GOALS: - ASSISTS: - MAN OF THE MATCH: Bishop
Following last year’s award winning match report detailing the apparent connection between Wednesday’s and bad things happening, I feel it is important to note that this fixture was also played on the most testing of days: Wednesday. That can be the only reason which can explain our second defeat of the season to our fellow AFC-ers.
Now, I don’t feel like I had a particularly bad Wednesday. I taught one lesson – on the causes and consequences of social deprivation within a city in a High Income Country (HIC), namely Manchester – and had the rest of the day to mentally prepare for the trip to, when constructed, the largest council housing estate in Europe, Wythenshawe. I managed to get 4 bottles of wine and a bottle of gin, plus promise for another gift which hadn’t arrived yet (colouring crayons?!), from my Upper Sixth class who finished school on that day so in fact I would say I had had a very good day.
Upon arrival at the University pitches I recoiled in astonishment at the sheer volume of individuals who had managed to battle their way through the traffic from work and reach Wythenshawe so promptly. There I am, regularly having to field self-gratifying, witty remarks about finishing work at 3pm every day and having week after week of holiday, as I laugh through gritted teeth plotting something equally mind-numbingly tedious to snort back at a team full of office-based accountants. To then find a car park full of either teachers (although morale is low and we are all quitting aren’t we, Mr Lee?) or my fellow-employed-brethren already in full kit?! Plenty of swears (I know my mum could read this).
Looking past that and the mental anguish that it will invariably cause me, the game was a fairly close affair but as you know we lost 1-0 and Mackie, despite having a very good game, scored their winner.

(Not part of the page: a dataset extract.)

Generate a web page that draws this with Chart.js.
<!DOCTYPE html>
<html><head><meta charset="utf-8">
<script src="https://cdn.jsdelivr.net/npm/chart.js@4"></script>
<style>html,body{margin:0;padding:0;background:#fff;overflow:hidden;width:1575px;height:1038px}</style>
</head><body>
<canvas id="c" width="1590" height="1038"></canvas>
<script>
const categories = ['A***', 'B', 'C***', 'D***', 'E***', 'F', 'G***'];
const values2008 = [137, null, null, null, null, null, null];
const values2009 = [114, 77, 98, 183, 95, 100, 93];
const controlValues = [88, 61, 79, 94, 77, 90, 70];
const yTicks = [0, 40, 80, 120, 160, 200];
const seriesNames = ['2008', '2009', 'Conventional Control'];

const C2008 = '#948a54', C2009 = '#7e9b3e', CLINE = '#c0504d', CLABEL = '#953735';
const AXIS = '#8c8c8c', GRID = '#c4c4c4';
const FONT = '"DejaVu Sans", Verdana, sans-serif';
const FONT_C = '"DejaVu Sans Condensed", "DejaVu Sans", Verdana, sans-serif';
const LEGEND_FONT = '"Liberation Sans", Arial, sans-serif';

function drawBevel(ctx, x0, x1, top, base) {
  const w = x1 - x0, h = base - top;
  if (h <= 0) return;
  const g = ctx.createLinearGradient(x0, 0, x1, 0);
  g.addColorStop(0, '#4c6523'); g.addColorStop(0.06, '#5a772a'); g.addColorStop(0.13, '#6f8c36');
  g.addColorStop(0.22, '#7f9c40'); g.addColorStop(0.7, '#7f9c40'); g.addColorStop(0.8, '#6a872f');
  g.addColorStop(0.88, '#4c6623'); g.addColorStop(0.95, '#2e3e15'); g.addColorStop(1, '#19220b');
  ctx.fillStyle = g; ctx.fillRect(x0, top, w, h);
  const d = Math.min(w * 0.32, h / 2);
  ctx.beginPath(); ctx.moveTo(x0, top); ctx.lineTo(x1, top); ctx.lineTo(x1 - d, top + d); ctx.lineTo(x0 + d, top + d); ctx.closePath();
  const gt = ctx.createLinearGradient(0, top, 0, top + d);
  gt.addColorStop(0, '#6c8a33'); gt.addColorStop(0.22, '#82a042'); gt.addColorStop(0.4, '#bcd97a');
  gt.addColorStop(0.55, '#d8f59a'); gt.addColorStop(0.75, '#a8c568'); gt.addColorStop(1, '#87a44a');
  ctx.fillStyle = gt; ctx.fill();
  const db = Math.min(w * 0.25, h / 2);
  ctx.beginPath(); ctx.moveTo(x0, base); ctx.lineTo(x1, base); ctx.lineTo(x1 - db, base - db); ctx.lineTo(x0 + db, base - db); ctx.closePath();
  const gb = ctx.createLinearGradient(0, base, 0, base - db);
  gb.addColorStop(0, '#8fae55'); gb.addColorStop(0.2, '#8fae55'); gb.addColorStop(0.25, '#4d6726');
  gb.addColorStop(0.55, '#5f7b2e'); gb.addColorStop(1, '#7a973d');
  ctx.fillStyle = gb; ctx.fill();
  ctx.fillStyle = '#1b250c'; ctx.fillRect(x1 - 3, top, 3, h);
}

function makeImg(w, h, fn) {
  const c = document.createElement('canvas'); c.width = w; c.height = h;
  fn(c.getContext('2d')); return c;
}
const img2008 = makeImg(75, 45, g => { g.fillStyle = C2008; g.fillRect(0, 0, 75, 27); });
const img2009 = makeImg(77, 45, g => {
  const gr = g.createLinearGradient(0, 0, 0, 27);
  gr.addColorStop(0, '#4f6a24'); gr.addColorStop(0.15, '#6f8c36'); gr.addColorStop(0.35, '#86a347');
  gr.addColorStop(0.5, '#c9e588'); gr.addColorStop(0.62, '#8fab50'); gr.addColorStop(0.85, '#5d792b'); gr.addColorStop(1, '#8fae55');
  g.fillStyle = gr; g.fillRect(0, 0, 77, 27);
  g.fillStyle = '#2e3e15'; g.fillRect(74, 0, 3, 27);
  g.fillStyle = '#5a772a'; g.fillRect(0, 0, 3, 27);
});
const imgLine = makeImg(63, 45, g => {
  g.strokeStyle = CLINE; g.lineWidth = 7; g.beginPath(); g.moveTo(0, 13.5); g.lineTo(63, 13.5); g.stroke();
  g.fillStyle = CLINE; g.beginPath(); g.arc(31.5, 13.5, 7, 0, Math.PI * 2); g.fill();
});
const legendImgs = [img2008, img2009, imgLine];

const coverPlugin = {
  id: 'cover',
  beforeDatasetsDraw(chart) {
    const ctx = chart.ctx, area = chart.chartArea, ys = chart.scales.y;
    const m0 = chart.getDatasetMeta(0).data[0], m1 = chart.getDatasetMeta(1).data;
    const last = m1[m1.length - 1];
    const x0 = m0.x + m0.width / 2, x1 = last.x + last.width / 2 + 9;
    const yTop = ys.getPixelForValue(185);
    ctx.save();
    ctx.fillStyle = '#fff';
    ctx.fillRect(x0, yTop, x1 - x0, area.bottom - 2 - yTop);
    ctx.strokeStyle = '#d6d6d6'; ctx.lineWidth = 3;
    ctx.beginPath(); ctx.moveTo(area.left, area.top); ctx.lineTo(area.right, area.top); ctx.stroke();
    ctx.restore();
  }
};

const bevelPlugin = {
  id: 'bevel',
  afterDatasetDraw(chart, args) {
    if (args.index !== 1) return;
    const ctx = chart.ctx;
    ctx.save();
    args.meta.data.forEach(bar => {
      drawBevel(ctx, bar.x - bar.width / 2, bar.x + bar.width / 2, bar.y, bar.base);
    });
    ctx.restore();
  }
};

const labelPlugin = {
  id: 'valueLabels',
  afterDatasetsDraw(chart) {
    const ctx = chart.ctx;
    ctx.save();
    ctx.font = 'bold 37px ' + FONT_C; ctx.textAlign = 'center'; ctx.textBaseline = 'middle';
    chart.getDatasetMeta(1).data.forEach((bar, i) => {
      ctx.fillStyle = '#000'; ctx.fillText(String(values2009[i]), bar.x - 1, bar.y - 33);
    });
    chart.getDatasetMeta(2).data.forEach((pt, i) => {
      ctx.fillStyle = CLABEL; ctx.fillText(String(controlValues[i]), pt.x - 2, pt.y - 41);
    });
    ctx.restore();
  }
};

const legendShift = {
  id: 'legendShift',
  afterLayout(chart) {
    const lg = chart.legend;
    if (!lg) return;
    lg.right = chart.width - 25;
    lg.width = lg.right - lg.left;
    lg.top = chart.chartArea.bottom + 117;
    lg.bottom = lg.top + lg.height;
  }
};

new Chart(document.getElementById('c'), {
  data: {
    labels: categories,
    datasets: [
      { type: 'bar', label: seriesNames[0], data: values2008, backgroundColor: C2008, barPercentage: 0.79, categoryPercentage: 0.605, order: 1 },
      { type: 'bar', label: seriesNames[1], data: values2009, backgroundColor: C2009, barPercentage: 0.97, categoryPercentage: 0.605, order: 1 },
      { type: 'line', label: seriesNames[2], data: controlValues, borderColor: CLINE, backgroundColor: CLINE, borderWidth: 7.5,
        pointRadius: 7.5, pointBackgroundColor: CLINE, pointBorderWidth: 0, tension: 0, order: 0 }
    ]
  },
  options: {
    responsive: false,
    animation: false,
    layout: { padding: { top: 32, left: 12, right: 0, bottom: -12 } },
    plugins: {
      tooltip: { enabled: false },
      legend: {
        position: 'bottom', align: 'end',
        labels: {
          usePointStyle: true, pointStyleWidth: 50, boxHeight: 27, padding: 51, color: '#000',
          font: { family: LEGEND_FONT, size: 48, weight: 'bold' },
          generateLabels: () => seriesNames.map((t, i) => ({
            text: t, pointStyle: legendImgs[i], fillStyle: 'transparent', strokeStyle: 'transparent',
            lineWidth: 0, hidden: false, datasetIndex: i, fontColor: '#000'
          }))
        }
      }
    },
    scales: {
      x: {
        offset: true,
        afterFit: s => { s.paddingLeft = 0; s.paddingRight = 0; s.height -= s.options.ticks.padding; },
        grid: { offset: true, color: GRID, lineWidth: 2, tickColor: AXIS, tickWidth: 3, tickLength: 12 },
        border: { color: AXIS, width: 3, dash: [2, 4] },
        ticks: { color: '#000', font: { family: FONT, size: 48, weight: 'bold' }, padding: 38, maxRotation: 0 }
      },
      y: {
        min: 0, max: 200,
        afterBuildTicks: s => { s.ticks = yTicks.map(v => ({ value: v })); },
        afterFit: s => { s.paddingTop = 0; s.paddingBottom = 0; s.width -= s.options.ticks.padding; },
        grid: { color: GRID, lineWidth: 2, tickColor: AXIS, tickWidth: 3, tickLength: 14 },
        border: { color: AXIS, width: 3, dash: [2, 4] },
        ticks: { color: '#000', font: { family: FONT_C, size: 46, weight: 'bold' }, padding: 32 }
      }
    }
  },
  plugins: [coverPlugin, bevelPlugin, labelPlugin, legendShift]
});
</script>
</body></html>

A nonchalant flick over the advancing BJ – there’s a joke in there somewhere – was all that could separate the sides.
It certainly wasn’t a classic, both sides failed to keep hold of the ball for any length of time and mostly a long punt down field seemed the most threatening any side could be, other than the potential of spotting Gaz New on the periphery of a student night out, guns out in all their majesty. To say it was a disjointed affair would be both accurate and inaccurate at the same time. I don’t condone drug testing in amateur football but there were certainly some of us who took the ‘playing on grass’ notion much more seriously than others.
The battle of the AFC’s really came down to decision making in the final third, or the quality of the final ball and it was missing for the entirety of the fixture. Chances fell to Matt Darlington and Rick Peat in the second half but ultimately Didsbury failed to equalise whilst Cringlewood did their best to make the most of poor service but were content to see the clock down and take the not-so-all-important three points. Chris Bishop and Jonny Mackie in particular sweeping up in semi-efficient, sometimes hazardous fashion.
Other action of note included Whiteley turning up with Kenners and music blaring out of his VW convertible, the identification of the lesser-spotted Rick Peat, the Hulme v. St John’s Greens game looking more interesting across the field and the fact Liam Hadfield made it onto the field and should really have been sent from the field for, what can only be described as, an amateur professional foul.
The chat on the side between substitutes, followers and worshippers was actually of greater interest than the football. As I sat there, reacting horrifically to a combination of the quality of service to our forward line and the particular type of grass/pollen around that evening, I started to ponder how frequently this would be the case. This aspect of the beautiful game, being a subsititute, is one I’ve not known too well from experience but is one I’m starting to accept, grasp and enjoy with each passing fixture. I think I even questioned whether the football was entirely necessary.
At that point, I knew what I had to do. I’ve only 3 bottles of wine and half a bottle of gin left now. Some Wednesday’s aren’t always that bad.